Polling shows that the vast majority of Americans support a national stay-at-home order, but Mr. Limbaugh’s audience — in other words, the president’s base — shares his agitation about jump-starting the economy. His recent shows illustrate the extent to which many of Mr. Trump’s supporters remain suspicious of the public health experts.
“I agree the right person is in office to bring this country out of this,” said a Las Vegas police officer named Marcus who called into Mr. Limbaugh’s show on Monday. “But, you know, when you look at numbers, Rush — the numbers don’t add up as far as, like, you know, the amount of people that die of a normal flu every year and those sort of things. I mean, it’s terrifying how one thing can make us give up our rights so quickly.”
On Friday, a caller from Prescott, Ariz., wondered if experts were urging the shutdown of the economy as a way to model the potential effects of legislation intended to combat climate change. “Isn’t this kind of like a dry run of the Green New Deal?” he asked.
In the midst of everything, Mr. Limbaugh’s listeners unequivocally support the president.

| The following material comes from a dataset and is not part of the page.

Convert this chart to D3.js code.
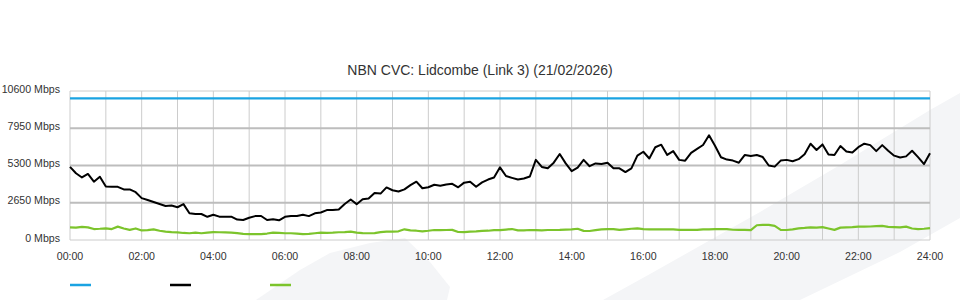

On Friday, a New York construction worker named Andy criticized the transformation of Manhattan into a “ghost town,” and said, “There is no better man to be in the White House right now than Donald Trump.”
It is the kind of affirmation that helps illuminate radio’s increasing appeal to Mr. Trump. Television indeed plays an outsize role in the president’s assessment of himself and his administration. But with no campaign rallies to look forward to, people close to the president say he feels stifled in his inability to communicate directly with his supporters, complaining that the news media tries to distort his message at his daily briefings.
The president may have dropped plans for his own talk radio show. But for Mr. Trump, what Mr. Limbaugh offers is perhaps second best: a taste of the validation he craves, as well as a blueprint for how to make his supporters even happier.
“Rush is perfectly confident and competent to play the outsider to the system,” said Kellyanne Conway, the White House counselor. “In that way, he and the president learn from each other.”